Abstract
Purpose :
Age-related Macular Degeneration (AMD) is a major cause of sight loss in the developed world with known predisposing single nucleotide polymorphisms (SNPs). CRISPR-mediated genome editing enables the possibility of targeting negatively associated SNPs in an allele-specific manner, investigation into which requires a relevant cell model.
Methods :
Targeted PCRs identified a number of AMD-related SNPs in the ARPE19 cell line, a spontaneously immortalised model that grows in a stable monolayer, expresses retinal pigment epithelium (RPE) specific markers and exhibits a typical RPE morphology, including the formation of tight junctions. Selected SNPs were then targeted to assess the allele-specific activity of CRISPR constructs. Guide RNA sequences were cloned into a CMV-driven SpCas9 vector via BsmBI cloning sites and packaged into lentivirus. Targeting efficiency of the AMD-related SNPs was evaluated with TIDE analysis 30 days after lentivirus transduction of ARPE19 cells. The levels of different complement factor pathway proteins, where SNPs in genes associated with this pathway are believed to play a pivotal role in AMD pathology, were then evaluated by ELISA.
Results :
Six different AMD-related SNPs (rs1061170, rs1410996, rs380390, rs641153, rs541862 and rs147259257) in three complement factor genes (CFH, CFB and C3) were successfully targeted with CRISPR. TIDE analysis of AMD-related SNPs in the ARPE19 cells revealed variable targeting efficiencies ranging between 7-1%. For instance, rs1410996 and rs641153 SNPs in CFH and CFB genes revealed up to 7.8 and 17.4% targeting efficiency respectively.
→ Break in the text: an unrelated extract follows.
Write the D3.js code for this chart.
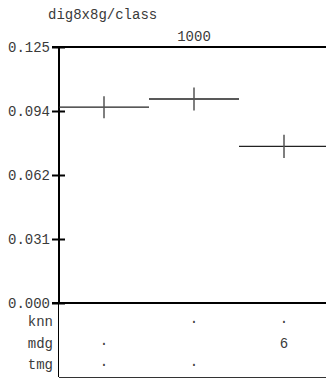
<!DOCTYPE html>
<html><head><meta charset="utf-8">
<script src="https://cdn.jsdelivr.net/npm/d3@7"></script>
<style>
html,body{margin:0;padding:0;background:#fff;}
svg{display:block;font-family:"Courier New","Liberation Mono",monospace;}
</style></head>
<body>
<svg id="chart" width="326" height="379"></svg>
<script>
const title = "dig8x8g/class";
const groupLabel = "1000";
const columns = ["c1", "c2", "c3"];
const means = [0.0956, 0.0996, 0.0765];
const errors = [0.0054, 0.0056, 0.0057];
const yTicks = [0, 0.03125, 0.0625, 0.09375, 0.125];
const yTickLabels = ["0.000", "0.031", "0.062", "0.094", "0.125"];
const rowLabels = ["knn", "mdg", "tmg"];
const knnCells = ["", "·", "·"];
const mdgCells = ["·", "", "6"];
const tmgCells = ["·", "·", ""];

(function () {
const svg = d3.select("#chart");
const textColor = "#3a3a3a";
const pLeft = 59, pRight = 329, pTop = 47, pBottom = 303, frameBottom = 377;
const x = d3.scaleBand().domain(columns).range([pLeft, pRight]).padding(0);
const y = d3.scaleLinear().domain([0, 0.125]).range([pBottom, pTop]);

// title
svg.append("text").attr("x", 48).attr("y", 19).attr("font-size", 14).attr("fill", textColor).text(title);
svg.append("text").attr("x", (pLeft + pRight) / 2).attr("y", 41).attr("text-anchor", "middle")
  .attr("font-size", 14).attr("fill", textColor).text(groupLabel);

// axis
const axis = d3.axisLeft(y).tickValues(yTicks)
  .tickFormat((d, i) => yTickLabels[i]).tickSizeInner(7).tickSizeOuter(0).tickPadding(2);
const gAxis = svg.append("g").attr("transform", `translate(${pLeft},0)`).call(axis);
gAxis.select(".domain").remove();
gAxis.selectAll(".tick line").attr("x2", -7).attr("x1", 6).attr("stroke", "#000").attr("stroke-width", 2);
gAxis.selectAll(".tick text").attr("font-size", 14).attr("fill", textColor)
  .attr("font-family", '"Courier New","Liberation Mono",monospace');

// frame
svg.append("line").attr("x1", pLeft).attr("x2", pLeft).attr("y1", pTop - 1).attr("y2", pBottom + 1)
  .attr("stroke", "#000").attr("stroke-width", 2);
svg.append("line").attr("x1", pLeft - 0.5).attr("x2", pLeft - 0.5).attr("y1", pBottom).attr("y2", frameBottom)
  .attr("stroke", "#000").attr("stroke-width", 1);
svg.append("line").attr("x1", pLeft - 7).attr("x2", 326).attr("y1", pTop).attr("y2", pTop)
  .attr("stroke", "#000").attr("stroke-width", 2);
svg.append("line").attr("x1", pLeft - 7).attr("x2", 326).attr("y1", pBottom).attr("y2", pBottom)
  .attr("stroke", "#000").attr("stroke-width", 2);
svg.append("line").attr("x1", pLeft).attr("x2", 326).attr("y1", frameBottom + 0.5).attr("y2", frameBottom + 0.5)
  .attr("stroke", "#333").attr("stroke-width", 1);

// data
const g = svg.append("g");
columns.forEach((c, i) => {
  g.append("line").attr("x1", x(c)).attr("x2", x(c) + x.bandwidth())
    .attr("y1", y(means[i])).attr("y2", y(means[i])).attr("stroke", "#222").attr("stroke-width", 1.3);
  const cx = x(c) + x.bandwidth() / 2;
  g.append("line").attr("x1", cx).attr("x2", cx)
    .attr("y1", y(means[i] + errors[i])).attr("y2", y(means[i] - errors[i]))
    .attr("stroke", "#555").attr("stroke-width", 1.5);
});

// table
const rowY = [326, 348, 369];
const cells = [knnCells, mdgCells, tmgCells];
rowLabels.forEach((r, j) => {
  svg.append("text").attr("x", 53).attr("y", rowY[j]).attr("text-anchor", "end")
    .attr("font-size", 14).attr("fill", textColor).text(r);
  columns.forEach((c, i) => {
    svg.append("text").attr("x", x(c) + x.bandwidth() / 2).attr("y", rowY[j]).attr("text-anchor", "middle")
      .attr("font-size", 14).attr("fill", textColor).text(cells[j][i]);
  });
});
})();
</script>
</body></html>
These samples further exhibited elevated levels of CFH and CFB proteins compared to the control.
Conclusions :
These results show a capability to manipulate the complement factor system in an AMD model with a therapeutic potential to target different disease predisposing SNPs.
This abstract was presented at the 2023 ARVO Annual Meeting, held in New Orleans, LA, April 23-27, 2023.